WITH u1, u2, u1Vector, algo.similarity.asVector(movie, x2.rating) AS u2Vector
WHERE size(apoc.coll.intersection([v in u1Vector | v.category], [v in u2Vector | v.category])) > 10

WITH u1, u2,  algo.similarity.pearson(u1Vector, u2Vector, {vectorType: "maps"}) AS similarity
ORDER BY similarity DESC
LIMIT 10

MATCH (u2)-[r:RATED]->(m:Movie) WHERE NOT EXISTS( (u1)-[:RATED]->(m) )
RETURN m.title, SUM( similarity * r.rating) AS score
ORDER BY score DESC LIMIT 25

Further Work


Exercises

Extend these queries:

  • Temporal component: Preferences change over time, use the rating timestamp to consider how more recent ratings might be used to find more relevant recommendations.

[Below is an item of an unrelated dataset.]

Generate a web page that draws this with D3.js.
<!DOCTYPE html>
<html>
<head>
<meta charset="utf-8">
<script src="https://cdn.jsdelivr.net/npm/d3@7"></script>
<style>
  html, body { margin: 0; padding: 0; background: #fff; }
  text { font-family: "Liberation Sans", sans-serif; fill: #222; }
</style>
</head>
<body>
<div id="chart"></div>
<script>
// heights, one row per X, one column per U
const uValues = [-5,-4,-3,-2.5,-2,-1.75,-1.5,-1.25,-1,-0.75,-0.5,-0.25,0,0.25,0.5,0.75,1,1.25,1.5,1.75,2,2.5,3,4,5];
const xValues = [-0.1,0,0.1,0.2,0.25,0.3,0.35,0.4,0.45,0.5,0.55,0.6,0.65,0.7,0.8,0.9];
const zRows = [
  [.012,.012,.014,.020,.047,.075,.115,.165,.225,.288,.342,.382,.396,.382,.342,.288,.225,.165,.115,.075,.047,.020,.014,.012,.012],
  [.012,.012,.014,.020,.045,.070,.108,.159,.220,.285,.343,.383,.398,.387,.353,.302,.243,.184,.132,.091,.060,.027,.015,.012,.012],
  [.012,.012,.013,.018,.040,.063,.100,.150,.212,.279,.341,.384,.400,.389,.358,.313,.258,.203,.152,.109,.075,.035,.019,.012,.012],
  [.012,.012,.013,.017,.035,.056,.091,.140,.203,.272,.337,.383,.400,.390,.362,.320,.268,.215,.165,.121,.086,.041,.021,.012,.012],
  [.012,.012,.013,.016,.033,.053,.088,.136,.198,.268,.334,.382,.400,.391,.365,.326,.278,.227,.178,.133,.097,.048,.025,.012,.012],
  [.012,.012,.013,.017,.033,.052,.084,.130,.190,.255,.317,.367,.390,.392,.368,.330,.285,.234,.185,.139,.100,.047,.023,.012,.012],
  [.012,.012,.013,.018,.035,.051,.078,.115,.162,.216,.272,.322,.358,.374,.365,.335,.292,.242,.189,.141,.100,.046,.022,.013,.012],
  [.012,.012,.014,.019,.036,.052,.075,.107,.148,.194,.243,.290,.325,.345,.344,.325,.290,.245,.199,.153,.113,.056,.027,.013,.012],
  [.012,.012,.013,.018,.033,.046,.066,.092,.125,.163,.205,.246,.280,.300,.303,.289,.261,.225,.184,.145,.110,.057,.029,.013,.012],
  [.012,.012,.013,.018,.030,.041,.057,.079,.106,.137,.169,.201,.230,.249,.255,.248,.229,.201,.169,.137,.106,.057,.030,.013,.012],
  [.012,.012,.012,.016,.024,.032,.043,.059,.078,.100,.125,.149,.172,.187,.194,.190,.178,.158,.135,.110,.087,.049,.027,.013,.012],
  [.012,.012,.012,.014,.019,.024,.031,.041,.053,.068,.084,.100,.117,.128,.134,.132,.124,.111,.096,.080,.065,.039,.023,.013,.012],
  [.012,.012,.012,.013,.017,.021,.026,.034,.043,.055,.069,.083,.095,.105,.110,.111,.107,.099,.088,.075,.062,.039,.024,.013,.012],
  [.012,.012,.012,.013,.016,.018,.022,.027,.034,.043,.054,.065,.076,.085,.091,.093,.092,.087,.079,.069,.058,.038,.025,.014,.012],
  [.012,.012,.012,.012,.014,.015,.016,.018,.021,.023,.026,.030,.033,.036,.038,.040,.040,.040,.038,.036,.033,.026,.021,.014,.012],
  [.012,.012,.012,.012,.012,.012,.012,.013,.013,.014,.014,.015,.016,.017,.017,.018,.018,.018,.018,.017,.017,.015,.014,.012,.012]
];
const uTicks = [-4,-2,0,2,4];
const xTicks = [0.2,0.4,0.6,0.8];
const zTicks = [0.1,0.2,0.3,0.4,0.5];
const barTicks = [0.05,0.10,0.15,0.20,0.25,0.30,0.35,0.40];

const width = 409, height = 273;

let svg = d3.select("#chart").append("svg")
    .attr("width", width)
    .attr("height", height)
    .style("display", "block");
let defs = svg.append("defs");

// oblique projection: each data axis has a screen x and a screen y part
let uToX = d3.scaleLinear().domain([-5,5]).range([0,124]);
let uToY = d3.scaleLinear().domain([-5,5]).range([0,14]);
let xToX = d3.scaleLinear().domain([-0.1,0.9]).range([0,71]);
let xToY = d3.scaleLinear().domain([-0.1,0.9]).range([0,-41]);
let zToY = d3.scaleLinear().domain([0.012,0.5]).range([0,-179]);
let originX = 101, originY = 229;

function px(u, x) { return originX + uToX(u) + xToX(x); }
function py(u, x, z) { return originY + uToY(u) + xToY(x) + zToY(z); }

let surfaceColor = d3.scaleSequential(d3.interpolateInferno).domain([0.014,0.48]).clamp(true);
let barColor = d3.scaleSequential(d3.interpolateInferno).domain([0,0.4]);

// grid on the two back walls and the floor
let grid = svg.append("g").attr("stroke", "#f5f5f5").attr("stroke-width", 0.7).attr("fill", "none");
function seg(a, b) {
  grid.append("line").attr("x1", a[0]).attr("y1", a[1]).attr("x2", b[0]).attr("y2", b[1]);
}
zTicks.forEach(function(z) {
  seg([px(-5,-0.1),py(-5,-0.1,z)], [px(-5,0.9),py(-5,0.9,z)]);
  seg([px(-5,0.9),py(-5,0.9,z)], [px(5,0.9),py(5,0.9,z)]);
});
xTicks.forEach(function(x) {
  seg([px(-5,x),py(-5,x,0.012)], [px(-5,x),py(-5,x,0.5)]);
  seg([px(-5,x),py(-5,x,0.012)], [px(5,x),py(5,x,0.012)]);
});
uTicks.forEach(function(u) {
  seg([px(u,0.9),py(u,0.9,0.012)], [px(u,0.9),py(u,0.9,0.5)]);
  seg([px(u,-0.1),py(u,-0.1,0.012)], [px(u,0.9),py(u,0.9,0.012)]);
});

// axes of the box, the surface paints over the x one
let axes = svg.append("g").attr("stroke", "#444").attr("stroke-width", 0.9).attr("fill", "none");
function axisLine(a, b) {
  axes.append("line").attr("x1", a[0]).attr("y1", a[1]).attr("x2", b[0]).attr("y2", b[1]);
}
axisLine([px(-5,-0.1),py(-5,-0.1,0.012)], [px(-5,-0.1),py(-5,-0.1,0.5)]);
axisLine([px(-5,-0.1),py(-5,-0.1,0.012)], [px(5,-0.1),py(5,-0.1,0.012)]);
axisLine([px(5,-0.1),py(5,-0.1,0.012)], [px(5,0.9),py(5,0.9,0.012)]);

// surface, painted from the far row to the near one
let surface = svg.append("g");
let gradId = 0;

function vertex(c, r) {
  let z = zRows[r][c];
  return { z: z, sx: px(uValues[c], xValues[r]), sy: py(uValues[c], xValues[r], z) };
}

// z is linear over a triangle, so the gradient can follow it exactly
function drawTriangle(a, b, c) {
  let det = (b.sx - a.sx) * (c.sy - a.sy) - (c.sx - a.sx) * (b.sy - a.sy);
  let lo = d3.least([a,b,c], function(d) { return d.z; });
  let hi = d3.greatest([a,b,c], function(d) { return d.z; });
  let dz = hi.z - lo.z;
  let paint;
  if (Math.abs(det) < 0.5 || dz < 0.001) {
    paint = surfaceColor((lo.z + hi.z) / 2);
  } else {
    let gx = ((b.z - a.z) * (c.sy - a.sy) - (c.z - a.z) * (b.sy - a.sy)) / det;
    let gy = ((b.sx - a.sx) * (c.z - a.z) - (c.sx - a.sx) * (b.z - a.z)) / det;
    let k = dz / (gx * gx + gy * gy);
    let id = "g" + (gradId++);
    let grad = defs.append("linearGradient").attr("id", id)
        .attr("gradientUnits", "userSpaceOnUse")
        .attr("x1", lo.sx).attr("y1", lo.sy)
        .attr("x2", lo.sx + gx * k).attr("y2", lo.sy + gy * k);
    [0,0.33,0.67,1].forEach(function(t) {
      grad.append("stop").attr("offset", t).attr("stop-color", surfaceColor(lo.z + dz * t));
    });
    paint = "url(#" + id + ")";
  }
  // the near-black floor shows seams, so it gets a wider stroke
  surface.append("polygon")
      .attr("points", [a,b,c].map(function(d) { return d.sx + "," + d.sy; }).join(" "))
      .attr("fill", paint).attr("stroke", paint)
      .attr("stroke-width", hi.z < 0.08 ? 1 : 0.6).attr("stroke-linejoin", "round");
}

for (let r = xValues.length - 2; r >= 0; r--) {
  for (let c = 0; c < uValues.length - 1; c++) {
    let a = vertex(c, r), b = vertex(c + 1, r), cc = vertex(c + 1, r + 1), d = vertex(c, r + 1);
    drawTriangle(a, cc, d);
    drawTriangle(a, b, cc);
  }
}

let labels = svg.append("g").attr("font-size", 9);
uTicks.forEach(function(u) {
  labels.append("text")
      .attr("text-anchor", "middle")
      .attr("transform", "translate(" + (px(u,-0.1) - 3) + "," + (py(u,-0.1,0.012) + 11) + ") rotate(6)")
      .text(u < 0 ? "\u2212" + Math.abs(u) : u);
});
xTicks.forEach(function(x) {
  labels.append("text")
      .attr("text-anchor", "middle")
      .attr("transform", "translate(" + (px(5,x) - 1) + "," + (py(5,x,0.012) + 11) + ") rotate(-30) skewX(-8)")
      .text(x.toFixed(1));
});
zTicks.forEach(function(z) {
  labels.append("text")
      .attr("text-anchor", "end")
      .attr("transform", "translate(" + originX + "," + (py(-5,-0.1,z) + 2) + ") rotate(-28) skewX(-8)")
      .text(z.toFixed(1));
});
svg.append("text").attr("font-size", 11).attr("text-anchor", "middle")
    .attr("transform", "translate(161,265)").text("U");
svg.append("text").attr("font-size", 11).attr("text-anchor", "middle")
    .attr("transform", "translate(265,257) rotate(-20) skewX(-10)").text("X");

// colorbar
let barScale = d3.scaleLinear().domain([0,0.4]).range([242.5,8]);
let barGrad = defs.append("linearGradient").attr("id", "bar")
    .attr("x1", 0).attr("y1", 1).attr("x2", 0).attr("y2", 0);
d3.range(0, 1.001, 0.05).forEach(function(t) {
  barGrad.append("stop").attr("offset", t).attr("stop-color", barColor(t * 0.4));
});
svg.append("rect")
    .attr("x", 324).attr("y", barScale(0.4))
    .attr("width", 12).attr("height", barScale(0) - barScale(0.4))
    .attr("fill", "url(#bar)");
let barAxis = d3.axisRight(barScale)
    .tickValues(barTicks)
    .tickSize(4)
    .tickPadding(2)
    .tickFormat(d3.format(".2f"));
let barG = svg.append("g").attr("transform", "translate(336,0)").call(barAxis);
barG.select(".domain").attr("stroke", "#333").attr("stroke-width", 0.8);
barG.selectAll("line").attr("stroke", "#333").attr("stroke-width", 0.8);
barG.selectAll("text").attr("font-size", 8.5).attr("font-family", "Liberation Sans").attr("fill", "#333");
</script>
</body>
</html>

  • Keyword extraction: Enhance the traits available using the plot description. How would you model extracted keywords for movies?

  • Image recognition using posters: There are several libraries and APIs that offer image recognition and tagging. Since we have movie poster images for each movie, how could we use these to enhance our recomendations?